Kunkle named VP job shop sales

Growing up on a farm in rural Ceresco, Neb., John Kunkle has made a major impact on the manufacturing industry through Garner Industries in Lincoln, Neb. Kunkle was recently promoted to vice president of job shop sales.

“Garner has an edge with plastics and machining manufacturing,” Kunkle said. “We’re big enough to change our system, to invest in new machinery…automate processes. We do it all the time. But we’re small enough to meet customers one-on-one and really listen.”

Kunkle walked a unique career path. He moved from a farm to a tool and die shop where he developed machining skills and knowledge. Kunkle helped to introduce a new wire EDM machine as well as new CNC machines essentially converting a major plant from manual to automated manufacturing. He attended the University of Nebraska-Lincoln, then joined the Garner Industries team at the height of the cell phone revolution in 1995.

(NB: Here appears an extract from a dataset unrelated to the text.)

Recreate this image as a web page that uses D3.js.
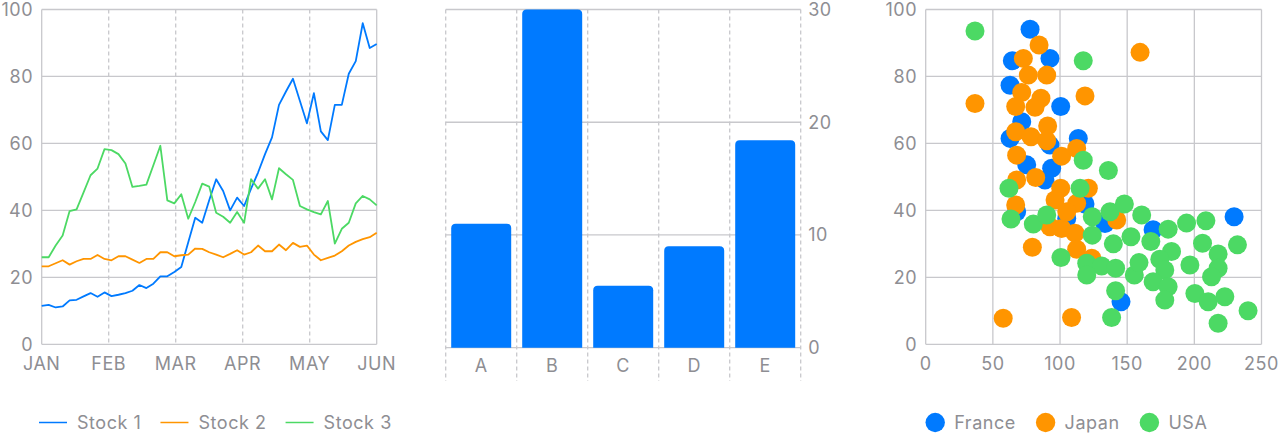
<!DOCTYPE html>
<html>
<head>
<meta charset="utf-8">
<script src="https://cdn.jsdelivr.net/npm/d3@7"></script>
<style>
  html, body { margin: 0; padding: 0; background: #fff; }
  svg { display: block; }
  text { font-family: Inter, "Noto Sans", sans-serif; letter-spacing: 0.55px; }
</style>
</head>
<body>
<svg id="chart" width="1280" height="433"></svg>
<script>
// ---------- DATA ----------
const months = ["JAN", "FEB", "MAR", "APR", "MAY", "JUN"];
const stockNames = ["Stock 1", "Stock 2", "Stock 3"];
const stock1 = [11.5, 11.8, 11, 11.3, 13.1, 13.3, 14.3, 15.3, 14.2, 15.5, 14.4, 14.8, 15.3, 16, 17.7, 16.8, 18.1, 20.3, 20.3, 21.6, 23.1, 30.5, 37.8, 36.3, 43, 49.3, 45.8, 40, 43.8, 41.3, 46.5, 51.3, 56.8, 61.8, 71.5, 75.5, 79.3, 72.7, 66, 75, 63.6, 61, 71.5, 71.5, 80.8, 84.6, 95.9, 88.5, 89.7];
const stock2 = [23.3, 23.3, 24.2, 25.1, 23.8, 24.8, 25.5, 25.5, 26.7, 25.5, 25.1, 26.3, 26.3, 25.3, 24.3, 25.5, 25.5, 27.5, 27.5, 26.3, 26.6, 26.8, 28.6, 28.5, 27.5, 26.8, 26, 27, 28.1, 26.8, 27.5, 29.5, 27.8, 27.8, 29.8, 28.1, 30.3, 29.1, 29.5, 26.8, 25.1, 25.8, 26.5, 27.8, 29.5, 30.6, 31.4, 32, 33.3];
const stock3 = [26, 26, 29.5, 32.5, 39.8, 40.3, 45.4, 50.5, 52.5, 58.3, 58, 56.8, 54, 47, 47.3, 47.7, 53.5, 59.3, 43, 42.1, 44.8, 37.5, 42.5, 48, 47.1, 39.3, 38.1, 36.3, 39.5, 36.3, 49.3, 46.5, 49.3, 43.3, 52.6, 50.8, 49.1, 41.3, 40.3, 39.5, 38.8, 42.8, 30.1, 34.5, 36.3, 42.1, 44.3, 43.3, 41.5];
const lineTicks = [0, 20, 40, 60, 80, 100];

const barCategories = ["A", "B", "C", "D", "E"];
const barValues = [11, 30, 5.5, 9, 18.4];
const barTicks = [0, 10, 20, 30];

const scatterNames = ["France", "Japan", "USA"];
const franceX = [77.7, 64.5, 92.5, 62.8, 100.5, 71.5, 62.8, 113.6, 92.5, 75.2, 93.8, 88.8, 118.6, 67.7, 105, 133.5, 145.4, 169.3, 229.6];
const franceY = [94.1, 84.7, 85.4, 77.4, 71, 66.5, 61.5, 61.5, 59.5, 53.6, 52.6, 49.1, 41.9, 39.6, 37.6, 36.1, 12.7, 34.2, 38.1];
const japanX = [84.4, 72.7, 76.4, 90.1, 118.6, 71.5, 85.8, 67, 81.4, 90.8, 67, 78.4, 90.1, 67.7, 101.2, 112.4, 67.7, 81.9, 100.5, 121.1, 67, 96.3, 112.4, 105, 92.5, 101.2, 111.2, 142.2, 79.4, 112.4, 123.6, 57.7, 108.6, 159.6, 36.7];
const japanY = [89.4, 85.4, 80.4, 80.4, 74.2, 75.2, 73.5, 71, 70.8, 65.2, 63.5, 62, 60.8, 56.5, 56.2, 58.5, 49.1, 49.8, 46.6, 46.6, 41.6, 43.1, 42.1, 39.6, 35.1, 34.6, 33.2, 37.1, 29, 28.4, 25.7, 7.8, 8, 87.2, 71.9];
const usaX = [36.7, 117.3, 117.3, 136, 62, 114.9, 63.5, 80.1, 90.1, 124, 137.2, 147.9, 160.8, 124, 139.7, 152.8, 100.7, 119.9, 131, 141.4, 119.9, 155.3, 141.4, 138.4, 158.8, 180.5, 194.2, 208.6, 167.6, 183, 206.1, 232.1, 174.3, 178, 196.7, 217.7, 217.7, 212.8, 169.3, 180.5, 200.4, 210.3, 222.7, 178, 240, 217.7];
const usaY = [93.6, 84.7, 55, 51.9, 46.6, 46.6, 37.4, 35.9, 38.6, 38.1, 39.6, 41.9, 38.6, 32.6, 30, 32.1, 25.9, 24.2, 23.4, 22.7, 20.7, 20.7, 16, 8, 24.4, 34.4, 36.2, 36.9, 30.7, 27.7, 30.2, 29.7, 25.4, 22.2, 23.7, 27, 22.7, 20.2, 18.7, 17.2, 15.2, 12.7, 14.2, 13.2, 10, 6.3];
const scatterXTicks = [0, 50, 100, 150, 200, 250];
const scatterYTicks = [0, 20, 40, 60, 80, 100];

// ---------- STYLE ----------
const BLUE = "#007AFF", ORANGE = "#FF9500", GREEN = "#4CD964";
const GRID = "#c8c8cc", LABEL = "#8e8e93";
const FONT_SIZE = 18;

const svg = d3.select("#chart");

// ---------- LEFT: LINE CHART ----------
(function () {
  const L = 41.7, R = 376.7, T = 9.5, B = 344.3;
  const n = stock1.length;
  const x = d3.scaleLinear().domain([0, n - 1]).range([L, R]);
  const y = d3.scaleLinear().domain([0, 100]).range([B, T]);
  const monthPos = months.map((m, k) => k * (n - 1) / (months.length - 1));
  const g = svg.append("g");

  g.selectAll(".vg").data(monthPos.slice(1, -1)).join("line")
    .attr("x1", d => x(d)).attr("x2", d => x(d))
    .attr("y1", T).attr("y2", B)
    .attr("stroke", GRID).attr("stroke-width", 1.3).attr("stroke-dasharray", "4,3");
  g.selectAll(".hg").data(lineTicks).join("line")
    .attr("x1", L).attr("x2", R)
    .attr("y1", d => y(d)).attr("y2", d => y(d))
    .attr("stroke", GRID).attr("stroke-width", 1.3);
  g.append("line").attr("x1", L).attr("x2", L).attr("y1", T).attr("y2", B)
    .attr("stroke", GRID).attr("stroke-width", 1.3);
  g.append("line").attr("x1", R).attr("x2", R).attr("y1", T).attr("y2", B)
    .attr("stroke", GRID).attr("stroke-width", 1.3);

  g.selectAll(".yl").data(lineTicks).join("text")
    .attr("x", L - 8.5).attr("y", d => y(d)).attr("dy", "0.35em")
    .attr("text-anchor", "end").attr("fill", LABEL).attr("font-size", FONT_SIZE)
    .text(d => d);
  g.selectAll(".xl").data(months).join("text")
    .attr("x", (d, k) => x(monthPos[k])).attr("y", 364).attr("dy", "0.35em")
    .attr("text-anchor", "middle").attr("fill", LABEL).attr("font-size", FONT_SIZE)
    .text(d => d);

  const line = d3.line().x((d, i) => x(i)).y(d => y(d));
  const series = [stock1, stock2, stock3];
  const colors = [BLUE, ORANGE, GREEN];
  series.forEach((s, k) => {
    g.append("path").datum(s).attr("d", line)
      .attr("fill", "none").attr("stroke", colors[k]).attr("stroke-width", 1.8)
      .attr("stroke-linejoin", "round");
  });

  let lx = 39;
  const ly = 422.5;
  stockNames.forEach((name, k) => {
    g.append("line").attr("x1", lx).attr("x2", lx + 28).attr("y1", ly).attr("y2", ly)
      .attr("stroke", colors[k]).attr("stroke-width", 1.5);
    const t = g.append("text").attr("x", lx + 38).attr("y", ly).attr("dy", "0.35em")
      .attr("fill", LABEL).attr("font-size", FONT_SIZE).text(name);
    lx += 38 + t.node().getComputedTextLength() + 19;
  });
})();

// ---------- MIDDLE: BAR CHART ----------
(function () {
  const L = 445.7, R = 800.7, T = 9.5, B = 347.7;
  const x = d3.scaleBand().domain(barCategories).range([L, R]).paddingInner(0.155).paddingOuter(0.0775);
  const band = d3.scaleBand().domain(barCategories).range([L, R]);
  const y = d3.scaleLinear().domain([0, 30]).range([B, T]);
  const g = svg.append("g");

  const edges = barCategories.map(c => band(c)).concat([R]);
  g.selectAll(".vg").data(edges).join("line")
    .attr("x1", d => d).attr("x2", d => d)
    .attr("y1", T).attr("y2", 381)
    .attr("stroke", GRID).attr("stroke-width", 1.3).attr("stroke-dasharray", "4,3");
  g.selectAll(".hg").data(barTicks).join("line")
    .attr("x1", L).attr("x2", R)
    .attr("y1", d => y(d)).attr("y2", d => y(d))
    .attr("stroke", GRID).attr("stroke-width", 1.3);

  const r = 4.5;
  g.selectAll(".bar").data(barValues).join("path")
    .attr("fill", BLUE)
    .attr("d", (d, i) => {
      const x0 = x(barCategories[i]), w = x.bandwidth();
      const y0 = y(d), y1 = y(0);
      return `M${x0},${y1}V${y0 + r}Q${x0},${y0} ${x0 + r},${y0}H${x0 + w - r}Q${x0 + w},${y0} ${x0 + w},${y0 + r}V${y1}Z`;
    });

  g.selectAll(".yl").data(barTicks).join("text")
    .attr("x", R + 7.5).attr("y", d => y(d)).attr("dy", "0.35em")
    .attr("text-anchor", "start").attr("fill", LABEL).attr("font-size", FONT_SIZE)
    .text(d => d);
  g.selectAll(".xl").data(barCategories).join("text")
    .attr("x", d => band(d) + band.bandwidth() / 2).attr("y", 365.5).attr("dy", "0.35em")
    .attr("text-anchor", "middle").attr("fill", LABEL).attr("font-size", FONT_SIZE)
    .text(d => d);
})();

// ---------- RIGHT: SCATTER ----------
(function () {
  const L = 925.7, R = 1261.5, T = 9.5, B = 344.3;
  const x = d3.scaleLinear().domain([0, 250]).range([L, R]);
  const y = d3.scaleLinear().domain([0, 100]).range([B, T]);
  const g = svg.append("g");

  g.selectAll(".vg").data(scatterXTicks).join("line")
    .attr("x1", d => x(d)).attr("x2", d => x(d)).attr("y1", T).attr("y2", B)
    .attr("stroke", GRID).attr("stroke-width", 1.3);
  g.selectAll(".hg").data(scatterYTicks).join("line")
    .attr("x1", L).attr("x2", R).attr("y1", d => y(d)).attr("y2", d => y(d))
    .attr("stroke", GRID).attr("stroke-width", 1.3);

  g.selectAll(".yl").data(scatterYTicks).join("text")
    .attr("x", L - 8.5).attr("y", d => y(d)).attr("dy", "0.35em")
    .attr("text-anchor", "end").attr("fill", LABEL).attr("font-size", FONT_SIZE)
    .text(d => d);
  g.selectAll(".xl").data(scatterXTicks).join("text")
    .attr("x", d => x(d)).attr("y", 364).attr("dy", "0.35em")
    .attr("text-anchor", "middle").attr("fill", LABEL).attr("font-size", FONT_SIZE)
    .text(d => d);

  const sets = [[franceX, franceY, BLUE], [japanX, japanY, ORANGE], [usaX, usaY, GREEN]];
  sets.forEach(([xs, ys, c]) => {
    g.append("g").selectAll("circle").data(xs).join("circle")
      .attr("cx", d => x(d)).attr("cy", (d, i) => y(ys[i])).attr("r", 9.5)
      .attr("fill", c);
  });

  let lx = 925.5;
  const ly = 422.5;
  scatterNames.forEach((name, k) => {
    g.append("circle").attr("cx", lx + 9.7).attr("cy", ly).attr("r", 9.7).attr("fill", sets[k][2]);
    const t = g.append("text").attr("x", lx + 28.7).attr("y", ly).attr("dy", "0.35em")
      .attr("fill", LABEL).attr("font-size", FONT_SIZE).text(name);
    lx += 28.7 + t.node().getComputedTextLength() + 20;
  });
})();
</script>
</body>
</html>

“Cell phone technology was changing quickly, and I was brought in to leverage our capabilities with tooling, plastics, and machining,” he said. “In this business, it’s healthy to diversify capabilities.”

While cell phone antennas became obsolete, Garner Industries boosted business both domestically and internationally, thanks to Kunkle’s efforts, with everything from high-quantity plastic injection molding to intricate prototyping combining CNC, molding, and assembly capabilities.

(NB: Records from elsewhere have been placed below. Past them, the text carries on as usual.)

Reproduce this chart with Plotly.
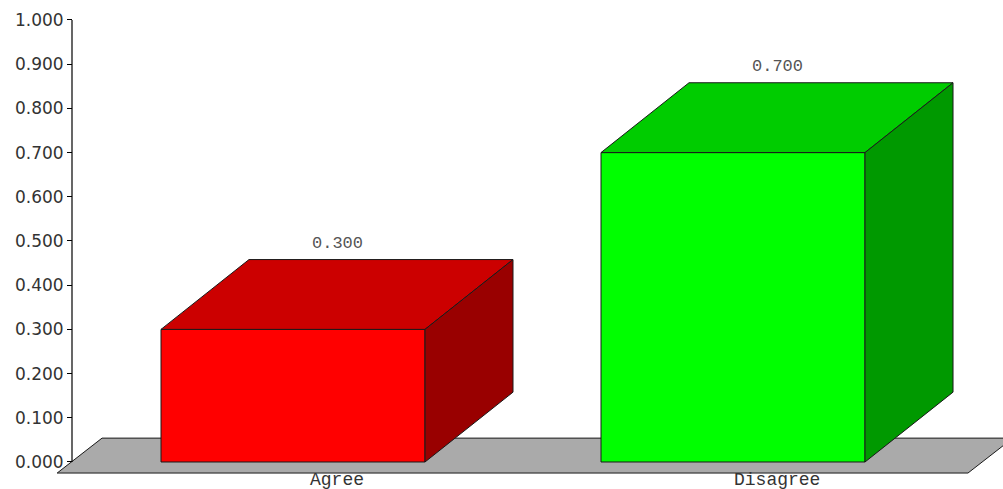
import plotly.graph_objects as go

# ---- data ----
categories = ["Agree", "Disagree"]
values = [0.300, 0.700]
tick_values = [0.0, 0.1, 0.2, 0.3, 0.4, 0.5, 0.6, 0.7, 0.8, 0.9, 1.0]
tick_labels = ["%.3f" % t for t in tick_values]

# ---- styles ----
front_colors = ["#FF0000", "#00FF00"]
top_colors = ["#CC0000", "#00CC00"]
side_colors = ["#990000", "#009900"]
edge_color = "#1a1a1a"
floor_color = "#AAAAAA"

W, H = 1003, 489
BAR_W = 0.6          # category units
DX, DY = 0.2, 0.158  # 3D depth offset (x units, y units)
FDX, FDY = 0.102, 0.079  # floor depth
FLOOR_DROP = 0.025
FLOOR_X0, FLOOR_X1 = -0.536, 1.534
X_RANGE = [-0.6659, 1.6136]
Y_RANGE = [-0.0611, 1.0452]
AXIS_POS = 72 / W

fig = go.Figure()


def poly(xs, ys, color):
    fig.add_trace(go.Scatter(
        x=xs + [xs[0]], y=ys + [ys[0]], mode="lines", fill="toself",
        fillcolor=color, line=dict(color=edge_color, width=1),
        hoverinfo="skip", showlegend=False))


# floor
fy0 = -FLOOR_DROP
poly([FLOOR_X0, FLOOR_X1, FLOOR_X1 + FDX, FLOOR_X0 + FDX],
     [fy0, fy0, fy0 + FDY, fy0 + FDY], floor_color)

# bars
for i, (cat, v) in enumerate(zip(categories, values)):
    x0, x1 = i - BAR_W / 2, i + BAR_W / 2
    poly([x0, x1, x1, x0], [0, 0, v, v], front_colors[i])
    poly([x0, x1, x1 + DX, x0 + DX], [v, v, v + DY, v + DY], top_colors[i])
    poly([x1, x1 + DX, x1 + DX, x1], [0, DY, v + DY, v], side_colors[i])
    fig.add_annotation(x=i + DX / 2, y=v + DY, xref="x", yref="y",
                       text="%.3f" % v, showarrow=False, yanchor="middle",
                       yshift=16,
                       font=dict(family="Liberation Mono", size=17, color="#555555"))
    fig.add_annotation(x=i + DX / 2, y=-0.0407, xref="x", yref="y",
                       text=cat, showarrow=False, yanchor="middle",
                       font=dict(family="Liberation Mono", size=18, color="#333333"))

# y axis line (0 .. 1)
fig.add_shape(type="line", xref="paper", yref="y", x0=AXIS_POS, x1=AXIS_POS,
              y0=tick_values[0], y1=tick_values[-1],
              line=dict(color="#000000", width=1.2), layer="above")

fig.update_layout(
    width=W, height=H,
    margin=dict(l=0, r=0, t=0, b=0),
    paper_bgcolor="white", plot_bgcolor="white",
    xaxis=dict(range=X_RANGE, visible=False, fixedrange=True),
    yaxis=dict(range=Y_RANGE, tickvals=tick_values, ticktext=tick_labels,
               ticks="outside", ticklen=5, tickcolor="#000000",
               showgrid=False, zeroline=False, showline=False,
               anchor="free", position=AXIS_POS, side="left",
               tickfont=dict(family="DejaVu Sans", size=17, color="#333333"),
               fixedrange=True),
)

fig.write_html("out.html")
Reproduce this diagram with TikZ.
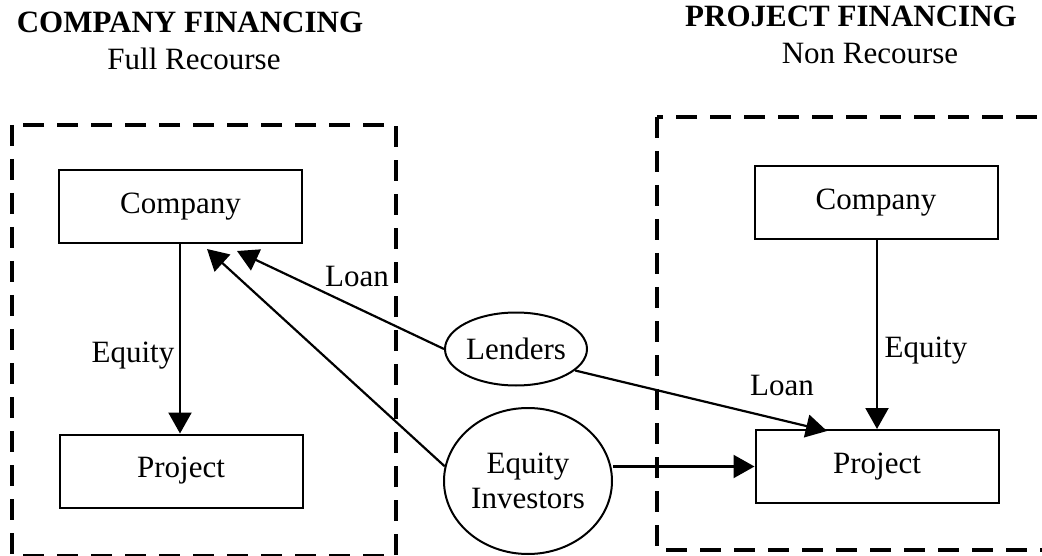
\documentclass[tikz,border=0pt]{standalone}
\usepackage{fontspec}
\setmainfont{Liberation Serif}
\usetikzlibrary{arrows.meta,shapes.geometric}
\begin{document}
\begin{tikzpicture}[x=1pt,y=-1pt,
  every node/.style={font=\fontsize{31}{35}\selectfont, inner sep=0pt},
  unit/.style={draw, line width=2pt, minimum width=243pt, minimum height=73pt},
  party/.style={draw, ellipse, line width=2pt, align=center},
  frame/.style={draw, line width=4pt, dash pattern=on 21pt off 13pt},
  flow/.style={line width=2.2pt, -{Triangle[length=21pt,width=23pt]}},
  heading/.style={anchor=base, font=\fontsize{31}{35}\selectfont\bfseries},
  sub/.style={anchor=base},
  lbl/.style={anchor=base}]
\useasboundingbox (0,0) rectangle (1042,556);

% section headings
\node[heading] (h1) at (190,33) {COMPANY FINANCING};
\node[sub] (s1) at (194,70) {Full Recourse};
\node[heading] (h2) at (851,27) {PROJECT FINANCING};
\node[sub] (s2) at (870,64) {Non Recourse};

% dashed frames
\draw[frame] (12,125) rectangle (396,556);
\draw[frame] (657,117) rectangle (1060,550);

% company financing side
\node[unit] (LC) at (180.5,207) {Company};
\node[unit] (LP) at (181,471) {Project};
\draw[flow] (LC.south -| 180,0) -- (LP.north -| 180,0);
\node[lbl] (le) at (133,362) {Equity};

% project financing side
\node[unit] (RC) at (876,202.5) {Company};
\node[unit] (RP) at (877,466.5) {Project};
\draw[flow] (RC.south -| 877,0) -- (RP.north -| 877,0);
\node[lbl] (re) at (926,357) {Equity};

% outside parties
\node[party, minimum width=142pt, minimum height=73pt] (Lend) at (516,349) {Lenders};
\node[party, minimum width=168pt, minimum height=146pt] (Inv) at (528,481) {Equity\\Investors};

\coordinate (tipL) at (237,251);
\coordinate (tipE) at (207,249);
\coordinate (tipR) at (827,431);

\draw[flow] (Lend.west) -- (tipL);
\draw[flow] (Inv.170) -- (tipE);
\draw[flow] (Lend.-20) -- (tipR);
\draw[flow] (Inv.east |- RP.west) -- (RP.west);

\node[lbl] (ll) at (357,287) {Loan};
\node[lbl] (rl) at (782,395) {Loan};
\end{tikzpicture}
\end{document}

Eventually, Kunkle moved to Vietnam to manage strategic partnerships with manufacturers. He lived there for three years teaching Vietnamese manufacturers how to combine manufacturing expertise with quality standards, processes, and paperwork required in the U.S.

These relationships are paying big dividends considering supply chain problems and pricing pressure from tariffs. Garner Industries can now bid better pricing with tooling made in Vietnam coupled with high-tech CNC and plastic presses at its Nebraska headquarters.

While in Vietnam, Kunkle met his wife, Phuong. They were married in 2019 and have a daughter, Ha. The family enjoys travel and fishing streams in the Canadian wilderness.

About Garner

Founded in 1953, Garner Industries specializes in plastic injection molding of small to medium-sized parts, short-to-medium run precision machining of metals and plastics, custom-tool building and wire EDM services. The company is also manufacturer of the BinMaster line of level measurement sensors, material management, and data monitoring systems for bins, tanks and silos sold internationally.